# Une batterie externe pour MacBook ?



## Qalm (13 Octobre 2010)

Bonjour,

Je suis étudiante, et je prends donc mes cours sur mon MacBook. Le problème, c'est que j'ai parfois 8h de cours dans la même journée, et ma batterie est vraiment limite... C'est pourquoi je voudrai investir dans une batterie "externe".
J'ai trouvé ça sur l'Apple Store mais je ne sais pas si ça correspond à ce que je recherche  : 
http://store.apple.com/lu/product/MA566G/A?fnode=MTY1NDA2Nw&mco=MTE1ODU5NDM

Merci d'avance pour vos compléments d'information,

Qalm.


----------



## Rémi M (13 Octobre 2010)

Cela correspond bien à ce que tu recherches


----------



## Qalm (13 Octobre 2010)

Merci ! Il suffit donc de brancher ça à l'aide d'un câble à mon MacBook ?

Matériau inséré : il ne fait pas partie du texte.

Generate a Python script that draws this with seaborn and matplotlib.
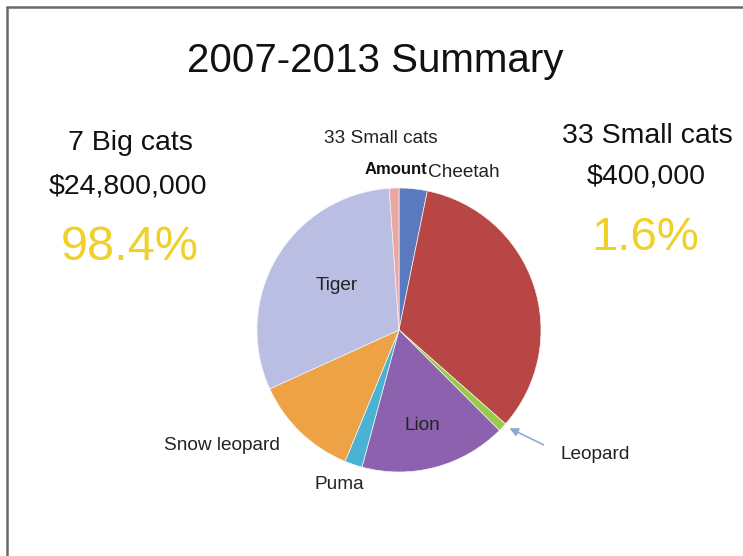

---------- Nouveau message ajouté à 21h19 ---------- Le message précédent a été envoyé à 21h17 ----------

Et ça, c'est pas bien ?
http://store.apple.com/lu/product/MB771G/A?fnode=MTY1NDEwMQ&mco=MTE0MjUwMTE


----------



## Rémi M (13 Octobre 2010)

Non, en faite il te faut un Macbook avec une batterie amovible (les anciens), tu recharges les 2 avant d'aller en cours, et quand tu as plus de batterie, tu échanges ta batterie vide contre celle pleine


----------



## Qalm (13 Octobre 2010)

Mais moi je peux pas changer la batterie de mon MacBook... j'ai le unibody... comment je fais ?


----------



## Rémi M (13 Octobre 2010)

Cela pourrait t'intéresser, mais je trouve ça cher


----------



## Qalm (13 Octobre 2010)

J'avais vu ça, mais c'était beaucoup trop cher...je suis étudiante... et j'aimerais un produit Apple Store (j'ai des prix préférentiels) 
Apple doit bien faire ça, non?


----------



## Rémi M (13 Octobre 2010)

Et celle-ci, c'est pour les Macbook Alu, ça doit marcher normalement.


----------



## Qalm (13 Octobre 2010)

A votre avis, c'est compatible avec le MacBook blanc? 
merci pour vos réponses...


----------



## Pascal 77 (14 Octobre 2010)

Qalm a dit:


> Apple doit bien faire ça, non?



Non, ils ne le font pas, et en outre, ils ont obligé (ou tentent actuellement de le faire) les gens qui le font à cesser de le faire, car ces gens doivent utiliser la MagSafe, qui est brevetée par Apple.

C'est ce genre de produit, mais ils ne sont pas donnés (mais il en existe des moins chers à l'autonomie plus limitée, genre 8 ou 10 heures en plus de la durée de la batterie interne).


----------



## Qalm (14 Octobre 2010)

Merci !


----------



## javavite (24 Août 2012)

Bonjour 
On est en août 2012 je ne trouve pas d hypermac de batterie externe pour MacBook sur l Apple store. Que passa ??!!


----------